Y, ya que hablamos de reales, la Constitución Española defiende la inviolabilidad del Rey como Jefe del Estado. Y esto protege a Juan Carlos I de todos sus actos cometidos antes de su abdicación, en junio de 2014, momento a partir del cual sí quedó aforado ante el Tribunal Supremo. O, lo que es lo mismo, que el monarca emérito no podría ser juzgado por los 100 millones de dólares procedentes de Arabia Saudí, sean o no por el contrato del AVE de Medina a La Meca.
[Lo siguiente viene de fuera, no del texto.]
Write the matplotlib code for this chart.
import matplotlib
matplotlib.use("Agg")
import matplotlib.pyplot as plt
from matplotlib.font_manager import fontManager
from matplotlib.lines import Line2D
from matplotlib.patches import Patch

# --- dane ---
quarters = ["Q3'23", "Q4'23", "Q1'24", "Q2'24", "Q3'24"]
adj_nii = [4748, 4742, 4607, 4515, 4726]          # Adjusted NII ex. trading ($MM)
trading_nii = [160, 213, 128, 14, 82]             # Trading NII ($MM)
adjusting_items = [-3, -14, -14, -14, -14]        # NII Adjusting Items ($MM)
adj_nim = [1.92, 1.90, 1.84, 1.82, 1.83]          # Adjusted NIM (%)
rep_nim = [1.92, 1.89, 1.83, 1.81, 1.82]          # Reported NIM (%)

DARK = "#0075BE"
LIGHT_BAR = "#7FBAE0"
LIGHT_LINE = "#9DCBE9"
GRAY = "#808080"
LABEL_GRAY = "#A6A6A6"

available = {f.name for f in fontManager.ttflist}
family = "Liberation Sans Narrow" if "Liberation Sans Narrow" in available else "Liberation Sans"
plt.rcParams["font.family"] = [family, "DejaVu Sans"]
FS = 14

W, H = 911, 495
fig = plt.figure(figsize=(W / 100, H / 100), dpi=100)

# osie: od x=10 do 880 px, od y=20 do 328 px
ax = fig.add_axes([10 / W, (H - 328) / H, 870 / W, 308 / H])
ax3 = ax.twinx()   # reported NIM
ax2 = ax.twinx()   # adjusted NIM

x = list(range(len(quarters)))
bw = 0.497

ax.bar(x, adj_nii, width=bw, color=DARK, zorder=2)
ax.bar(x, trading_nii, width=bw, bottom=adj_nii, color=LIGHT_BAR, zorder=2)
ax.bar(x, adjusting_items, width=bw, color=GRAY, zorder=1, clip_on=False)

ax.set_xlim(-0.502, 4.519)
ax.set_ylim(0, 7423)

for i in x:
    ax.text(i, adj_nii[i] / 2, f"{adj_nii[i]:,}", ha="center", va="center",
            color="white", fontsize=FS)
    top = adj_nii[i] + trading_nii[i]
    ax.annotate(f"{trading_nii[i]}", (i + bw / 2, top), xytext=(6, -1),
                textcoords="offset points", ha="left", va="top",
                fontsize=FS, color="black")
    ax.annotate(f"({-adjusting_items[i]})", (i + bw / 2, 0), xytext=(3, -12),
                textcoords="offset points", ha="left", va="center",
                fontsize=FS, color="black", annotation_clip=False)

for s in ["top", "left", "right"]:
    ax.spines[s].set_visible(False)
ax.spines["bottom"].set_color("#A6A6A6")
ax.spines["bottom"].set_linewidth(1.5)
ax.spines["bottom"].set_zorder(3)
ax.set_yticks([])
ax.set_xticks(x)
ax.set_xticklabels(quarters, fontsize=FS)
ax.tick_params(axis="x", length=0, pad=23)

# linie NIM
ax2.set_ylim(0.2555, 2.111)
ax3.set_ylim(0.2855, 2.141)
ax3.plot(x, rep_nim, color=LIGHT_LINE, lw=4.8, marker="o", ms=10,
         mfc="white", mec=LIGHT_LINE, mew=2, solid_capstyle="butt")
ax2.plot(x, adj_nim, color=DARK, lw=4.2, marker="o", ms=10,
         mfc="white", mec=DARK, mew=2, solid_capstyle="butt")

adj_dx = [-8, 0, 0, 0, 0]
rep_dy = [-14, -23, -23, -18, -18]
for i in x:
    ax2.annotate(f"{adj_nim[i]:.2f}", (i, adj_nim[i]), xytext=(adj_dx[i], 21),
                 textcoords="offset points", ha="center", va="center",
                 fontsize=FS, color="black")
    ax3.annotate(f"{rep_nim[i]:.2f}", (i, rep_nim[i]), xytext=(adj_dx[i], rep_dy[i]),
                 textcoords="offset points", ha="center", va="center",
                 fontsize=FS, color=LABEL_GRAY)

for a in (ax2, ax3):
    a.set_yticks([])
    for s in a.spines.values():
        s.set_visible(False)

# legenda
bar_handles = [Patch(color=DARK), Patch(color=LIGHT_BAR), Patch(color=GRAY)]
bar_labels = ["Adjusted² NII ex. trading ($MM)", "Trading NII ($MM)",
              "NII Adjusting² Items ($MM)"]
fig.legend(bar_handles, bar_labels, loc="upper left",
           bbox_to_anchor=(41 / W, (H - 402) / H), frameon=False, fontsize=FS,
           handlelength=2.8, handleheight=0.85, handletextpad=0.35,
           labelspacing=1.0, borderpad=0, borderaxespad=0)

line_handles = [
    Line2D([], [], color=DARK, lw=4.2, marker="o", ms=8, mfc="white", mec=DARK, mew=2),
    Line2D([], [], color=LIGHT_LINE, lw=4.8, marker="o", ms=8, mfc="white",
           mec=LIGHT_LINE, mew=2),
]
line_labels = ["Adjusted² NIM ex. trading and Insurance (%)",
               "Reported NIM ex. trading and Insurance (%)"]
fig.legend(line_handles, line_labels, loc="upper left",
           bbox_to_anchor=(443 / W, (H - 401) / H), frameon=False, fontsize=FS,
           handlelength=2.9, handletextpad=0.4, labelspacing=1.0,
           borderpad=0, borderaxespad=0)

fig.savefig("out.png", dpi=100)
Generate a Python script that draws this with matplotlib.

Jugar a ser un funanbulista lleva a esto. A perder el pié en uno de esos pasos y ver que no hay red de seguridad. Pablo Iglesias acabará condenado. El Rey emérito saldrá en la prensa rosa por sus deslices matrimoniales impropios de un caballero. Y Pedro no reformará la Constitución porque una cosa es lo que se dice y otra lo que se hace. Esa es la filosofía de Pedro. O acaso tienen una televisión de última generación en casa.